As lawyers and scholars continue to parse the ruling in Montgomery, the broader implications are yet to be seen. For now, although it continues to chip away at the harshest sentences for youth, with Montgomery, the Supreme Court has decided once more to preserve the option of juvenile life without parole, meaning that defendants will continue to be sent to die behind bars for crimes they committed as children. There is good reason to think such sentences will be rare — existing data after Miller shows a large drop in new sentences of life without parole for juvenile crimes across the country. And some legal experts have interpreted Montgomery to mean that a prosecutor pursuing such a punishment will now have to somehow “prove to a judge that a particular youth is beyond saving as a reformed person” — a dubious proposition that should be burdensome in theory.

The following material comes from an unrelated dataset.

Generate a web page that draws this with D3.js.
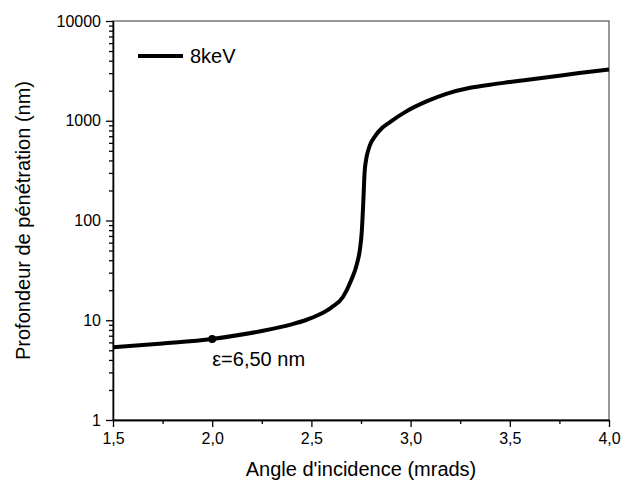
<!DOCTYPE html>
<html>
<head>
<meta charset="utf-8">
<script src="https://cdn.jsdelivr.net/npm/d3@7"></script>
<style>
  body { margin: 0; background: #fff; }
  svg { display: block; font-family: "Liberation Sans", Arial, sans-serif; }
  .axis text { font-size: 16px; fill: #000; }
  .axis path, .axis line { stroke: #000; stroke-width: 1.3; }
</style>
</head>
<body>
<div id="chart"></div>
<script>
// penetration depth (nm) vs incidence angle (mrad)
const angles = [1.5, 1.75, 2.0, 2.25, 2.4, 2.47, 2.54, 2.6, 2.66, 2.70, 2.73, 2.745, 2.754, 2.762, 2.768, 2.776, 2.787, 2.795, 2.821, 2.856, 2.896, 2.972, 3.083, 3.18, 3.3, 3.4, 3.5, 3.7, 3.85, 4.0];
const depths = [5.35, 5.85, 6.5, 7.8, 9.1, 10.0, 11.4, 13.4, 17.2, 25, 37, 52, 78, 160, 300, 410, 510, 570, 700, 845, 970, 1220, 1570, 1860, 2140, 2300, 2440, 2740, 3010, 3270];
const xTicks = [1.5, 2.0, 2.5, 3.0, 3.5, 4.0];
const xMinor = [1.75, 2.25, 2.75, 3.25, 3.75];
const yTicks = [1, 10, 100, 1000, 10000];
const marker = { angle: 2.0, depth: 6.5, label: "\u03b5=6,50 nm" };
const legendLabel = "8keV";

const W = 622, H = 485;
const m = { top: 21, right: 13, bottom: 65, left: 113 };

const svg = d3.select("#chart").append("svg").attr("width", W).attr("height", H);

const x = d3.scaleLinear().domain([1.5, 4.0]).range([m.left, W - m.right]);
const y = d3.scaleLog().domain([1, 10000]).range([H - m.bottom, m.top]);
const comma = (d) => d3.format(".1f")(d).replace(".", ",");

// frame (top/right)
svg.append("rect")
  .attr("x", m.left).attr("y", m.top)
  .attr("width", W - m.right - m.left).attr("height", H - m.bottom - m.top)
  .attr("fill", "none").attr("stroke", "#333").attr("stroke-width", 1);

// minor ticks
const yMinor = [];
yTicks.slice(0, -1).forEach((d) => { for (let k = 2; k <= 9; k++) yMinor.push(d * k); });
svg.append("g").attr("class", "axis").attr("transform", `translate(0,${H - m.bottom})`)
  .call(d3.axisBottom(x).tickValues(xMinor).tickSize(4).tickSizeOuter(0).tickFormat(""));
svg.append("g").attr("class", "axis").attr("transform", `translate(${m.left},0)`)
  .call(d3.axisLeft(y).tickValues(yMinor).tickSize(4).tickSizeOuter(0).tickFormat(""));

// major axes
svg.append("g").attr("class", "axis").attr("transform", `translate(0,${H - m.bottom})`)
  .call(d3.axisBottom(x).tickValues(xTicks).tickSize(7).tickSizeOuter(0).tickPadding(6).tickFormat(comma));
svg.append("g").attr("class", "axis").attr("transform", `translate(${m.left},0)`)
  .call(d3.axisLeft(y).tickValues(yTicks).tickSize(7).tickSizeOuter(0).tickPadding(5).tickFormat(d3.format("d")));

// curve
const line = d3.line().x((d, i) => x(angles[i])).y((d) => y(d)).curve(d3.curveMonotoneX);
svg.append("path").datum(depths).attr("d", line)
  .attr("fill", "none").attr("stroke", "#000").attr("stroke-width", 4).attr("stroke-linejoin", "round");

// marker + annotation
svg.append("circle").attr("cx", x(marker.angle)).attr("cy", y(marker.depth)).attr("r", 4).attr("fill", "#000");
svg.append("text").attr("x", x(marker.angle)).attr("y", y(marker.depth) + 27)
  .attr("font-size", 20).text(marker.label);

// legend
svg.append("line").attr("x1", 138).attr("x2", 183).attr("y1", 56).attr("y2", 56)
  .attr("stroke", "#000").attr("stroke-width", 4);
svg.append("text").attr("x", 190).attr("y", 63).attr("font-size", 20).text(legendLabel);

// axis titles
svg.append("text").attr("x", (m.left + W - m.right) / 2).attr("y", 476)
  .attr("text-anchor", "middle").attr("font-size", 20).text("Angle d'incidence (mrads)");
svg.append("text").attr("transform", `translate(30,${(m.top + H - m.bottom) / 2}) rotate(-90)`)
  .attr("text-anchor", "middle").attr("font-size", 20).text("Profondeur de pénétration (nm)");
</script>
</body>
</html>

Yet, it is not hard to imagine that in such cases, the “nature of the crime” will continue to have the final say. After all, even as it seeks to narrow life without parole sentences for youth offenders, Montgomery keeps intact the same assumption that set the stage for them in the first place. “Miller drew a line between children whose crimes reflect transient immaturity and those rare children whose crimes reflect irreparable corruption,” Kennedy wrote in Montgomery. It remains possible that a court “might encounter the rare juvenile offender who exhibits such irretrievable depravity that rehabilitation is impossible and life without parole is justified.”

It was this image of irredeemably bad youth — applied along starkly racist lines — that created the superpredator myth, fueling the very sentences states are now being forced to reconsider. After all, while it may be easy to accept that, as an old man, Henry Montgomery is not the same person he was in 1963, it is difficult to imagine such sober perspective governing the fate of a 17-year-old who today committed the same crime — the fatal shooting of a police officer. These are the very crimes for which mandatory sentencing was invented — and for which parole will be routinely denied.

It is this enduring idea — that a crime tells us everything we need to know about the person who committed it — that must be overcome, by parole boards, by judges, and by the legions of people who now claim the broader mantle of criminal justice reform. The Supreme Court has taken another important step in recognizing that people in prison can change. It is up to the states to give juvenile lifers a meaningful chance to go home — before prison becomes the only home they know.